Südniedersachsens Unterer Muschelkalk weist aus geologischer Sicht mehr als 20 verschiedene Abschnitte auf. Für Fachleute geben diese Abschnitte sehr genaue (wenn auch nicht immer letztgültig erschöpfende) Auskunft darüber, was sich zur Zeit ihrer Entstehung auf dem Planeten abgespielt hat. Zwar kann an dieser Stelle nicht das gesamte komplexe Zusammenwirken der mannigfachen Faktoren ihrer Entstehung erörtert werden (bspw. Klima, Wetter, tektonische Vorgänge, chemische Prozesse, Entwicklungsstadien von Fauna und Flora etc.), doch sei im Folgenden zumindest ein Streiflicht auf einige zentrale Aspekte geworfen.

Die einzelnen Abschnitte (= Bänke) des Unteren Muschelkalks bestehen vornehmlich aus mergeligem Kalkgestein, dem sogenannten Wellenkalk. Zwischen den Wellenkalkbänken, die zumeist mehrere Meter (örtlich bis zu 20 m) mächtig sind, finden sich sogenannte Terebratel-, Oolith- und Schaumkalkbänke. Diese zwischengeschalteten, manchmal nur wenige Zentimeter dicken Bänke heißen auch Leitbänke oder Leithorizonte, da sie besonders auffällige und charakteristische Merkmale des Gesteinsverbunds Unterer Muschelkalk darstellen. In Hardegsen ist die Gesteinsschichtung ausgeprägt sichtbar. Insbesondere die Terebratelbank, die mit ihrem sehr harten Gestein aus den Abbruchflächen meist etwas hervorsteht, zeichnet sich als Leithorizont deutlich ab. Entstehungsgeschichtlich zeigt das Auftreten solcher Leithorizonte zwischenzeitliche Veränderungen der damals herrschenden Umweltbedingungen an.

Eine Wellenkalkbank besteht ihrerseits aus vielen dünnen Schichten mit welligen Ober- und Unterseiten, denen der Wellenkalk seinen Namen verdankt. Er ist mergelig (d. h. er setzt sich zusammen aus 95 % - 85 % Kalk und 5 % - 15 % Ton) und hatte vor seiner Verfestigung eine schlammige Konsistenz. Dieser sog. Karbonatschlamm bot nur wenigen Lebewesen die Voraussetzungen, um sich erfolgreich anzusiedeln. Ferner wird er mit Phasen ansteigender Salzkonzentration und damit verstärkt lebensfeindlichen Bedingungen in Zusammenhang gebracht.

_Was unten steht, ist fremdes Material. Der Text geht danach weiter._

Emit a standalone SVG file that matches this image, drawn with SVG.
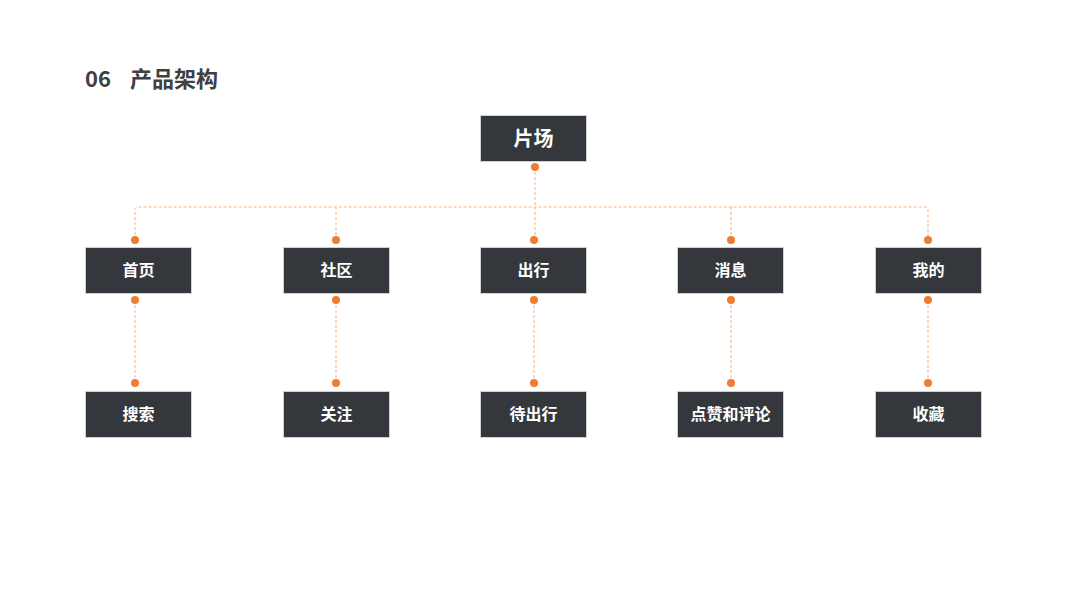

Vom Salzgehalt unabhängig ist die Entstehung von kleinen Mineralkügelchen (0,1 mm - 2 mm), den Ooiden, die die Oolithbänke charakterisieren. Phasen mit hohen Verdunstungsraten begünstigten die Entstehung von Ooiden. Für sie bietet flaches, leicht bewegtes, warmes Meerwasser beste Voraussetzungen: U. a. durch die Temperaturerhöhung kommt es zur vermehrten Calciumausfällung. Das ausgefällte Calcium heftet sich an im Wasser schwebende Partikel (bspw. winzige Bruchstücke von Muschelschalen) an, die durch die ‚rollende‘ Wasserbewegung ihre runde Form erhalten. Die so entstehenden Ooiden sinken schließlich zu Boden, wo kalkiges und toniges Material sie untereinander verkittet und es zur Verfestigung des oolithischen Sediments kommt. Oolithgestein, aus dem die Ooiden durch spätere Verwitterungsprozesse verschwinden (auswittern), bleibt als feinporiges Kalkgestein zurück. Um ein solches handelt es sich bei den genannten Schaumkalkbänken.

Beim dritten Leithorizont, den Terebratelbänken, ist der Armfüßer (Brachiopode) Terebratula vulgaris Namensgeber. Das Fossil ist in den entsprechenden Gesteinsschichten besonders ausgeprägt vertreten. Daneben zeugen die Überreste zahlreicher anderer Meereslebewesen (bspw. Schnecken, Muscheln, Stachelhäuter) von einer insgesamt sehr reichen Fauna. Sie steht im Zusammenhang mit zwischenzeitlichen Umwelteinflüssen wie einer verminderten Sedimentablagerung (= wenig Schlick, mehr Hartboden), einer verbesserten Versorgung mit Licht und Sauerstoff sowie dem Eintrag von ‚neuem Leben‘ durch einströmendes Frischwasser aus dem Tethys-Meer.

Die Gesteinsfolge des Unteren Muschelkalks aus diversen Wellenkalk- sowie Oolith-, Schaumkalk- und Terebratelbänken erlaubt das Gewinnen von qualitätsvollem Rohmaterial im Kalksteinbruch Hardegsen-Lutterhausen. Aus diesem stellen wir in anschließenden Aufbereitungsprozessen u. a. zertifizierbare Mineralstoffe für den Straßen- und Wegebau sowie Brechkörnungen als Betonzuschlag her.